ClickUp and Jira serve overlapping but different audiences. Jira is the established standard for software development teams, built around sprints, issues, and engineering workflows. ClickUp is the newer challenger that tries to be everything: project management, docs, goals, whiteboards, and dev tracking in one platform.

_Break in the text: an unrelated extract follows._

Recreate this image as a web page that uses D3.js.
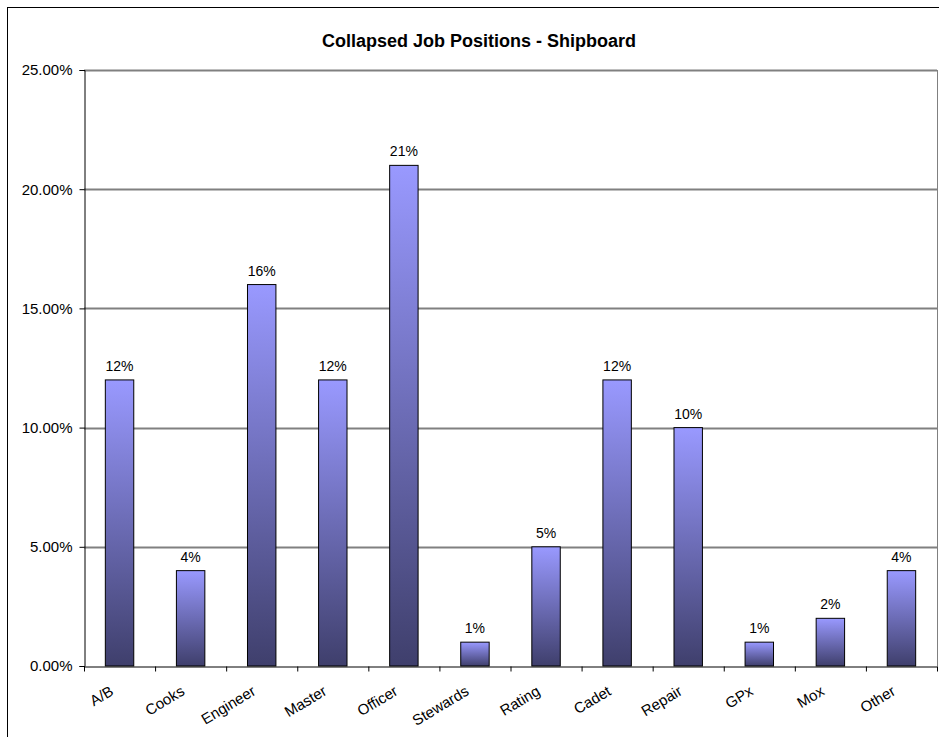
<!DOCTYPE html>
<html><head><meta charset="utf-8">
<script src="https://cdn.jsdelivr.net/npm/d3@7"></script>
<style>body{margin:0;background:#fff}svg{display:block}text{font-family:"Liberation Sans",Arial,sans-serif}</style>
</head><body>
<svg id="c" width="939" height="737"></svg>
<script>
const categories = ["A/B","Cooks","Engineer","Master","Officer","Stewards","Rating","Cadet","Repair","GPx","Mox","Other"];
const values = [12,4,16,12,21,1,5,12,10,1,2,4];
const yTicks = [0,5,10,15,20,25];
const title = "Collapsed Job Positions - Shipboard";

const svg = d3.select("#c");
const m = {left:84, top:70, right:937, bottom:666};
// outer border
svg.append("rect").attr("x",7.5).attr("y",7.5).attr("width",960).attr("height",760)
  .attr("fill","none").attr("stroke","#000").attr("stroke-width",1);

const x = d3.scaleBand().domain(categories).range([m.left,m.right]).paddingInner(0.6).paddingOuter(0.3);
const xb = d3.scaleBand().domain(categories).range([m.left,m.right]);
const y = d3.scaleLinear().domain([0,25]).range([m.bottom,m.top]);

const defs = svg.append("defs");
const g = defs.append("linearGradient").attr("id","bg").attr("x1",0).attr("y1",0).attr("x2",0).attr("y2",1);
g.append("stop").attr("offset","0%").attr("stop-color","#9999ff");
g.append("stop").attr("offset","100%").attr("stop-color","#3f3f6c");

// gridlines
svg.append("g").selectAll("line").data(yTicks.filter(d=>d>0)).join("line")
  .attr("x1",m.left).attr("x2",m.right).attr("y1",d=>Math.round(y(d))+0.5).attr("y2",d=>Math.round(y(d))+0.5)
  .attr("stroke","#808080").attr("stroke-width",2);
// right border of plot area
svg.append("line").attr("x1",m.right+0.5).attr("x2",m.right+0.5).attr("y1",m.top).attr("y2",m.bottom)
  .attr("stroke","#808080").attr("stroke-width",1);

// bars
svg.append("g").selectAll("rect").data(values).join("rect")
  .attr("x",(d,i)=>x(categories[i])).attr("width",x.bandwidth())
  .attr("y",d=>y(d)).attr("height",d=>y(0)-y(d))
  .attr("fill","url(#bg)").attr("stroke","#000").attr("stroke-width",1);

// data labels
svg.append("g").selectAll("text").data(values).join("text")
  .attr("x",(d,i)=>x(categories[i])+x.bandwidth()/2).attr("y",d=>y(d)-9)
  .attr("text-anchor","middle").attr("font-size",14).attr("fill","#000")
  .text(d=>d+"%");

// y axis
const ya = d3.axisLeft(y).tickValues(yTicks).tickSize(5).tickFormat(d=>d.toFixed(2)+"%");
const yg = svg.append("g").attr("transform",`translate(${m.left+0.5},0)`).call(ya);
yg.select(".domain").attr("stroke","#000");
yg.selectAll(".tick line").attr("stroke","#000");
yg.selectAll(".tick text").attr("font-size",15).attr("fill","#000").attr("x",-12).attr("font-family","Liberation Sans, Arial, sans-serif");

// x axis
const xa = d3.axisBottom(xb).tickSize(0).tickFormat("");
const xg = svg.append("g").attr("transform",`translate(0,${m.bottom+0.5})`).call(xa);
xg.select(".domain").attr("stroke","#000");
xg.selectAll(".bt").data(categories.slice(0)).join("line").attr("class","bt")
  .attr("x1",d=>xb(d)+0.5).attr("x2",d=>xb(d)+0.5).attr("y1",0).attr("y2",5).attr("stroke","#000");
xg.append("line").attr("x1",m.right+0.5).attr("x2",m.right+0.5).attr("y1",0).attr("y2",5).attr("stroke","#000");
svg.append("g").selectAll("text").data(categories).join("text")
  .attr("transform",d=>`translate(${xb(d)+xb.bandwidth()/2-5},${m.bottom+28}) rotate(-31)`)
  .attr("text-anchor","end").attr("font-size",15).attr("fill","#000")
  .text(d=>d);

svg.append("text").attr("x",479).attr("y",47).attr("text-anchor","middle")
  .attr("font-size",18).attr("font-weight","bold").text(title);
</script>
</body></html>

The core tension is specialization vs. breadth. Jira does engineering project management deeply. ClickUp does everything adequately. For teams evaluating their stack, the PM Tool Picker can help clarify priorities.
Quick Comparison
| Dimension | ClickUp | Jira |
|---|---|---|
| Best for | Cross-functional teams, all-in-one seekers | Engineering and dev teams |
| Founded | 2017 | 2002 |
| Free tier | Unlimited members, 100MB storage | 10 users, full Scrum/Kanban |
| Starting price | $7/user/month | $8.15/user/month (Standard) |
| Sprint support | Yes (all plans) | Yes (purpose-built) |
| Kanban boards | Yes | Yes (advanced) |
| Built-in docs | Yes (ClickUp Docs) | No (Confluence separate) |
| Custom workflows | Yes | Yes (advanced) |
| Release management | Basic | Advanced (versions, releases) |
| Git integration | GitHub, GitLab, Bitbucket | Deep Bitbucket + GitHub/GitLab |
| Reporting | Dashboards, velocity, burndown | Advanced (velocity, burndown, control charts, sprint reports) |
| Ecosystem | Standalone | Atlassian suite (Confluence, Bitbucket, Statuspage) |
ClickUp: Deep Dive
Strengths
- All-in-one approach. Docs, whiteboards, goals, time tracking, and chat alongside project management. Cross-functional teams get one tool instead of five
- Lower learning curve than Jira. ClickUp's interface is more approachable for non-technical team members. PMs, designers, and marketers can use it without training
- Flexible hierarchy. Spaces, Folders, and Lists provide organizational depth without Jira's rigid project/issue type structure
- Affordable for mixed teams. At $7/user/month, ClickUp is cheaper for organizations where not everyone needs Jira's engineering features
Weaknesses
- Shallow dev features. Sprint boards, bug tracking, and Git integration exist but lack Jira's depth. No built-in release management, no advanced Scrum metrics, no native CI/CD integration
- Performance issues. Large workspaces with thousands of tasks can slow down noticeably. Jira handles massive backlogs better
- Less mature ecosystem. No equivalent to Confluence, Bitbucket, or the Atlassian Marketplace's 5,000+ apps
Jira: Deep Dive
Strengths
- Engineering depth. Purpose-built Scrum and Kanban boards, advanced sprint planning, release versions, and component management. Jira understands software development workflows at a level ClickUp doesn't match
- Reporting maturity. Velocity charts, sprint burndown, cumulative flow diagrams, control charts, and custom JQL-powered dashboards. Engineering managers get the metrics they need
- Atlassian ecosystem. Confluence for documentation, Bitbucket for Git hosting, Statuspage for incident communication. The integrated suite reduces friction between tools
- Scale. Jira handles projects with 100,000+ issues without degradation. Its query language (JQL) enables powerful filtering that ClickUp's search can't match
Weaknesses
- Complexity tax. Jira's configurability creates administration overhead. Workflow schemes, permission schemes, issue type schemes, and field configurations require dedicated admins at scale
- Non-technical user friction. Designers, marketers, and executives often find Jira intimidating. The UI is built for engineers, and it shows
- Confluence is separate. Documentation requires a second subscription. ClickUp bundles Docs for free
- Pricing confusion. Multiple products, multiple tiers, cloud vs. Data Center. The pricing page requires a spreadsheet to decode
When to Choose ClickUp
- Your team spans engineering, product, design, and marketing
- You want docs, whiteboards, and project management in one tool
- Budget matters and not everyone needs deep dev features
- You prefer a modern, visually flexible interface
- Your engineering workflows are straightforward (no complex release processes)
When to Choose Jira
- You're primarily an engineering or dev-heavy organization
- Sprint planning, release management, and Scrum metrics are critical
- You already use (or plan to use) Confluence and Bitbucket
- Your backlog has thousands of issues that need powerful querying
- You need the Atlassian Marketplace ecosystem for specialized integrations
For teams that find both too heavy, Linear vs Shortcut covers lighter-weight alternatives. Understanding Scrum vs Kanban can also clarify which workflow your team actually needs.
The Verdict
Jira remains the best choice for engineering-focused teams that need deep sprint management, release tracking, and developer tool integration. ClickUp is the better choice for cross-functional teams that want one platform for everything. If engineering is your core use case, Jira's specialization wins. If you need a platform that works across departments, ClickUp's breadth makes more sense.